What needs to be done: Restate, exactly and without pictures, the lines from the start of the listing below through the line holding "fig, ax = plt.subplots(figsize=(6.95, 5.22), dpi=100)".

▬▬▬▬▬▬▬▬▬▬

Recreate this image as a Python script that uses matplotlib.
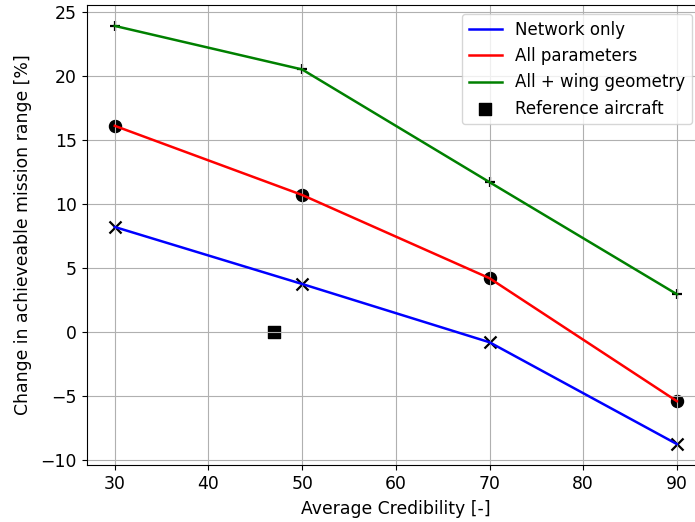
import matplotlib
matplotlib.use("Agg")
import matplotlib.pyplot as plt

credibility = [30, 50, 70, 90]
network_only = [8.2, 3.75, -0.8, -8.75]
all_params = [16.1, 10.7, 4.2, -5.4]
all_wing = [23.9, 20.5, 11.7, 2.95]
ref_x = [47]
ref_y = [0.0]

FS = 12.4
fig, ax = plt.subplots(figsize=(6.95, 5.22), dpi=100)

ax.scatter(credibility, network_only, marker='x', color='black', s=75, linewidths=1.6)
ax.scatter(credibility, all_params, marker='o', color='black', s=75)
ax.scatter(credibility, all_wing, marker='+', color='black', s=55, linewidths=1.6)
ax.plot(credibility, network_only, color='blue', lw=1.8, label='Network only')
ax.plot(credibility, all_params, color='red', lw=1.8, label='All parameters')
ax.plot(credibility, all_wing, color='green', lw=1.8, label='All + wing geometry')
ax.scatter(ref_x, ref_y, marker='s', color='black', s=75, label='Reference aircraft')

ax.grid(True)
ax.set_xlabel('Average Credibility [-]', fontsize=FS, labelpad=5.5)
ax.set_ylabel('Change in achieveable mission range [%]', fontsize=FS, labelpad=6)
ax.tick_params(labelsize=FS)
fig.subplots_adjust(left=0.1247, right=1.0144, top=0.9904, bottom=0.1092)
ax.legend(loc='upper right', fontsize=12, bbox_to_anchor=(692/695, 1 - 14/522),
          bbox_transform=fig.transFigure, borderaxespad=0)
fig.savefig('out.png', dpi=100)
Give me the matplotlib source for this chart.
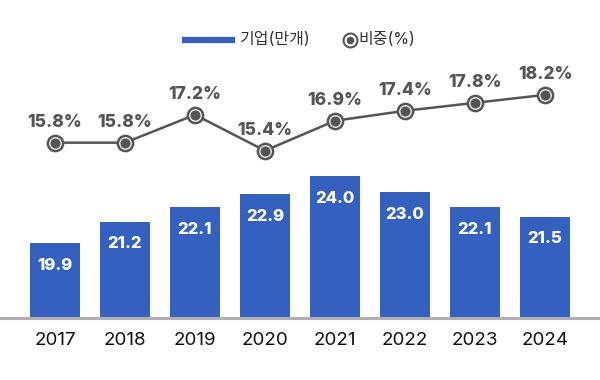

▬▬▬▬▬▬▬▬▬▬

Solved problem:
Recreate this image as a Python script that uses matplotlib.
import matplotlib
matplotlib.use("Agg")
import matplotlib.pyplot as plt

credibility = [30, 50, 70, 90]
network_only = [8.2, 3.75, -0.8, -8.75]
all_params = [16.1, 10.7, 4.2, -5.4]
all_wing = [23.9, 20.5, 11.7, 2.95]
ref_x = [47]
ref_y = [0.0]

FS = 12.4
fig, ax = plt.subplots(figsize=(6.95, 5.22), dpi=100)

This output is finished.